Following President Trump is former Vice President and Indiana Gov. Mike Pence, who is supported by 16% of Republicans a 4% increase since late November.

In the drama surrounding the Capitol riot, Pence was reportedly furious with President Trump. Sen. Jim Inhofe (R-OK) told reporters on January 7 that he has “known Mike Pence forever,” yet had “never seen Pence as angry as he was today.”

Pence attended President Biden’s inauguration instead of President Trump’s departure from Washington. However, Pence also refused to invoke the 25th Amendment to remove his boss from the Oval Office.

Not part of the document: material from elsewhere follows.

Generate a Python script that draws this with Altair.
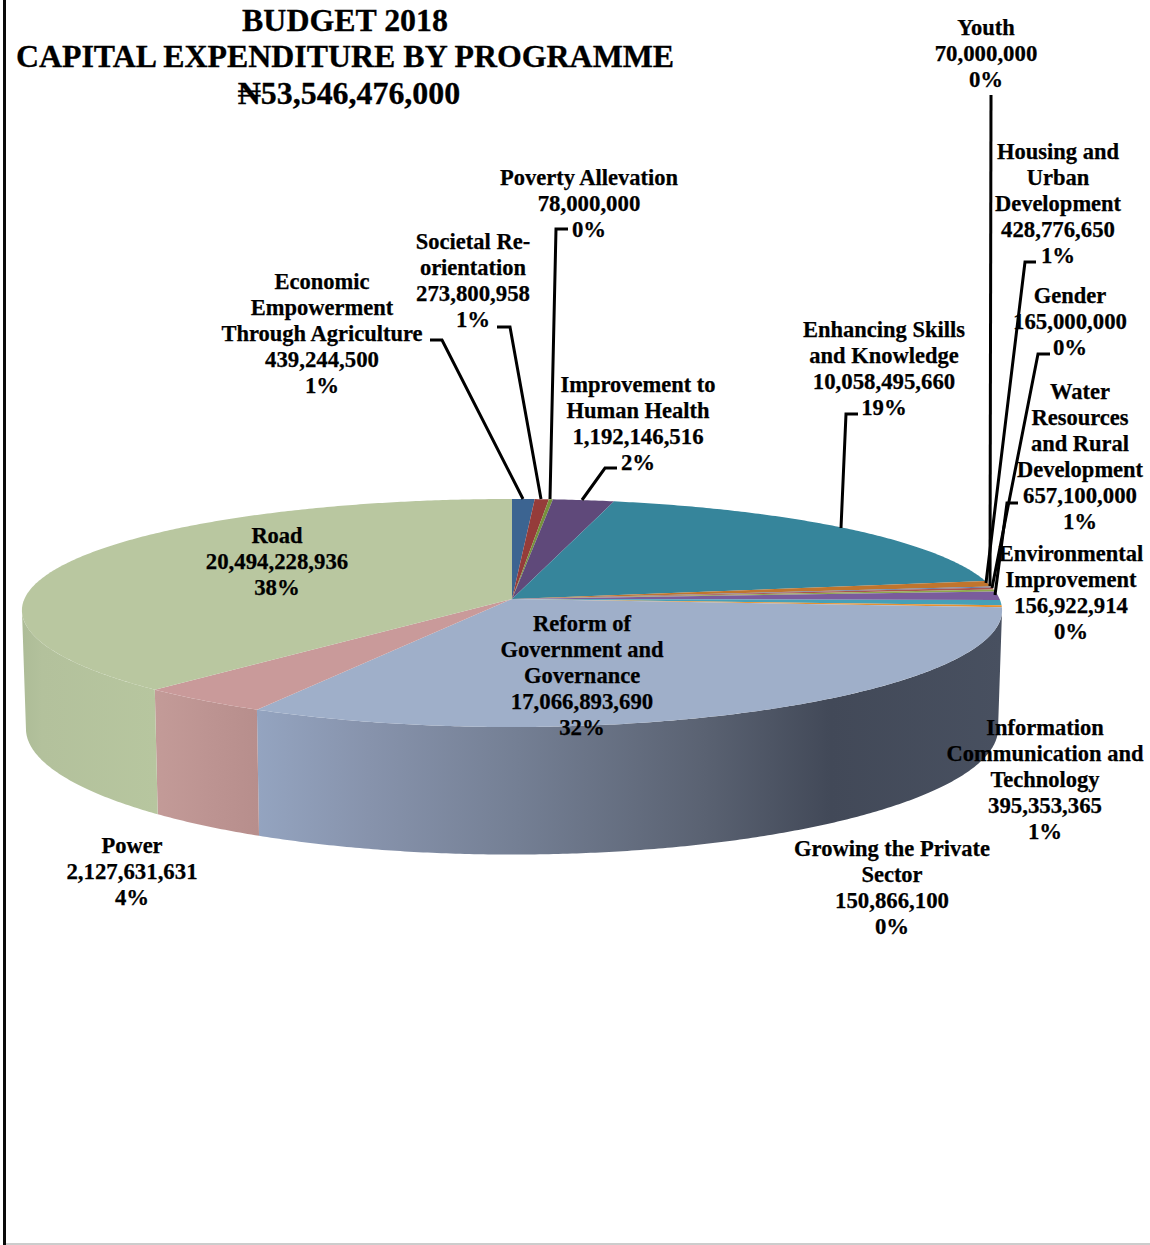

It is unclear if a rift between the former president and vice president will endure into the 2024 election cycle.

Donald Trump Jr.

Maintaining 6% of Republican support is Donald Trump Jr. the eldest son of former President Trump.

Trump Jr. was active in his father’s campaign and assembled a massive online following, which includes 6.6 million Twitter followers. In the past two years, he published two books about modern American politics. His book Triggered was an instant New York Times bestseller.

Trump Jr.’s evident popularity among members of his father’s base may signal a promising political future.

Ted Cruz

Sen. Ted Cruz (R-TX) is currently tied with Trump Jr. as a preferred presidential candidate for 6% of Republicans.

Sen. Cruz who was one of the last Republicans to drop out of the 2016 nomination contest fiercely criticized then-candidate Donald Trump, at one point calling him a “sniveling coward.” During his speech at the 2016 Republican National Convention, Sen. Cruz received boos after he did not explicitly endorse Trump as the party’s nominee. However, this relationship was repaired in the years after the 2016, with Sen. Cruz rising as a staunch Trump ally.

Some speculated that Sen. Cruz was establishing himself as a presidential frontrunner in 2020 in case Trump lost the 2016 election. This rivalry may resurface between Sen. Cruz and any allies of President Trump who run for the Republican nomination in 2024.

Mitt Romney

Sen. Mitt Romney (R-UT), who lost to former President Barack Obama in the 2012 election, also holds 6% of Republican support.

To this day, Sen. Romney is an outspoken rival of former President Trump. Most recently, he condemned Trump for refusing to concede the 2020 election.

“He could be going out championing this extraordinary success, and instead, he’s leaving Washington with a whole series of conspiracy theories and things that are so nutty and loopy that people are shaking their head wondering what in the world has gotten into this man?” Sen. Romney told CNN host Jake Tapper. “I think that’s unfortunate because he has more accomplishments than this last chapter suggests he’s gonna be known for.”

Nikki Haley

Coming in slightly behind Romney, Cruz, and Trump Jr. is former Ambassador to the United Nations and South Carolina Governor Nikki Haley, who holds 5% of Republicans’ favor.

In early January, Haley formed a PAC called Stand for America, which will seek to elect “a conservative force to the House of Representatives and U.S. Senate to serve as a bulwark against the liberal agendas of Joe Biden, Kamala Harris, Chuck Schumer, and Nancy Pelosi.” Campaigning alongside conservative politicians would increase Haley’s exposure to the Republican base before the 2024 election.

Bradley Crate — a strategist who worked on the Romney and Trump campaigns — was tapped to assist with leading Stand for America.


As with the most recent Republican and Democratic primary fields, several candidates may enter the contest for the 2024 presidential nomination.

Morning Consult found that several prominent Republicans including Sen. Marco Rubio (R-FL), Sen. Josh Hawley (R-MO), Gov. Kristi Noem (R-SD), former Secretary of State Mike Pompeo, Sen. Tim Scott (R-SC), Gov. Charlie Baker (R-MA), Sen. Tom Cotton (R-AK), Gov. Larry Hogan (R-MD), and Sen. Rick Scott (R-FL) received 3% or less of Republican support.

The views expressed in this piece are the author’s own and do not necessarily represent those of The Daily Wire.